- DATA TO USE
— Begin —
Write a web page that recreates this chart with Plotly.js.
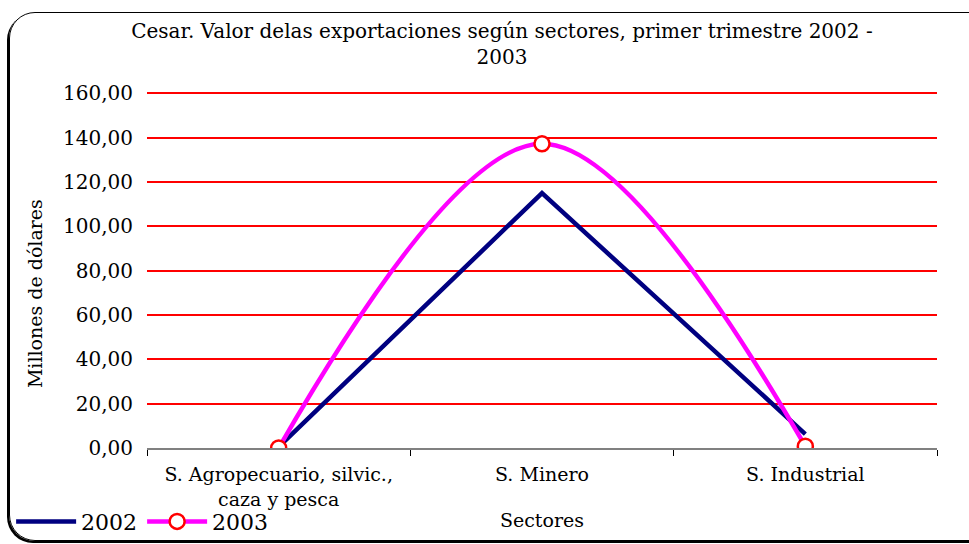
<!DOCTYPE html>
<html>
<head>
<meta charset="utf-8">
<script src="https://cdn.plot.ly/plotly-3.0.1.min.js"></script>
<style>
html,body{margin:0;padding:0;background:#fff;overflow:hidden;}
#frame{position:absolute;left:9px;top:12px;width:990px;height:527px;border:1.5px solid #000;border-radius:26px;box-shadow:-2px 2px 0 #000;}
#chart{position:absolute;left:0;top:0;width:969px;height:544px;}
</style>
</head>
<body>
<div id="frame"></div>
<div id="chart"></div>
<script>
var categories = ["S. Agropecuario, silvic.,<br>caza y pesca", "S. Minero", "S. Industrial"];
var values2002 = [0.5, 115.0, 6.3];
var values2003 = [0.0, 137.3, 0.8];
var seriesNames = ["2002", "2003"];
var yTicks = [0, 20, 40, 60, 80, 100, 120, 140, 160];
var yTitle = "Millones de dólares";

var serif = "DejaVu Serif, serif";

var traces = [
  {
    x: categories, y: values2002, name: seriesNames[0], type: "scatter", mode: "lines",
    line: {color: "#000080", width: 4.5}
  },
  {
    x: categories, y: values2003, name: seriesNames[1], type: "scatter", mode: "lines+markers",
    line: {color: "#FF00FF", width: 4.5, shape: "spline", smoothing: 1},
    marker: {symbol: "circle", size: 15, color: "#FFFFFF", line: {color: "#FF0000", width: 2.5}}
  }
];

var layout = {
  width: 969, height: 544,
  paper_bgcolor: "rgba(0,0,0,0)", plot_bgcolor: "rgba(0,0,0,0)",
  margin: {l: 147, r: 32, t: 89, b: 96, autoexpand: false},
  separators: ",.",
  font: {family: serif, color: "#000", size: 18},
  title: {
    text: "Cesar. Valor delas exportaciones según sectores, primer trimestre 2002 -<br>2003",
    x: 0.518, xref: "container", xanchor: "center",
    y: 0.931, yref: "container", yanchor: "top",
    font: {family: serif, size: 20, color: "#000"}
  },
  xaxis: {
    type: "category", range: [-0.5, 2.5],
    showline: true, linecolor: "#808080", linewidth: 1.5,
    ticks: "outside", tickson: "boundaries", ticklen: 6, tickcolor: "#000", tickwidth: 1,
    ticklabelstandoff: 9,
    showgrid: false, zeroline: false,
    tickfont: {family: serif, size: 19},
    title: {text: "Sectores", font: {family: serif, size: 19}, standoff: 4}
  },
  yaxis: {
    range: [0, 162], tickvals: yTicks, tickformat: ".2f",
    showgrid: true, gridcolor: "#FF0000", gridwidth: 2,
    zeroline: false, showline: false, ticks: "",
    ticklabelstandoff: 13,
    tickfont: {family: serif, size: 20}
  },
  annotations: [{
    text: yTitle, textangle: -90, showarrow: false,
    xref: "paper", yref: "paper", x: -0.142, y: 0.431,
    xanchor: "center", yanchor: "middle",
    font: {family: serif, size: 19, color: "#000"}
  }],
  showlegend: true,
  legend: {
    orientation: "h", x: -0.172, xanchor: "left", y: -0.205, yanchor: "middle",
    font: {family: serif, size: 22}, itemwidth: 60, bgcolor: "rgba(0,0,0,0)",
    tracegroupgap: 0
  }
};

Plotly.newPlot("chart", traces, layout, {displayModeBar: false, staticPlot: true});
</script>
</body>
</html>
— End —
— Begin —
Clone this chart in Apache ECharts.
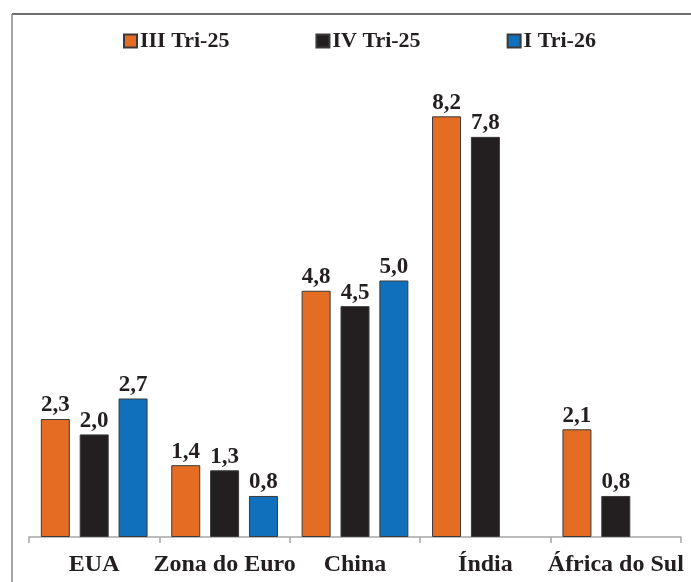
— End —
- WHAT IS BEING ASKED
Return the lines of the records that include the string "this".

- FINAL RESULT
Write a web page that recreates this chart with Plotly.js.
Clone this chart in Apache ECharts.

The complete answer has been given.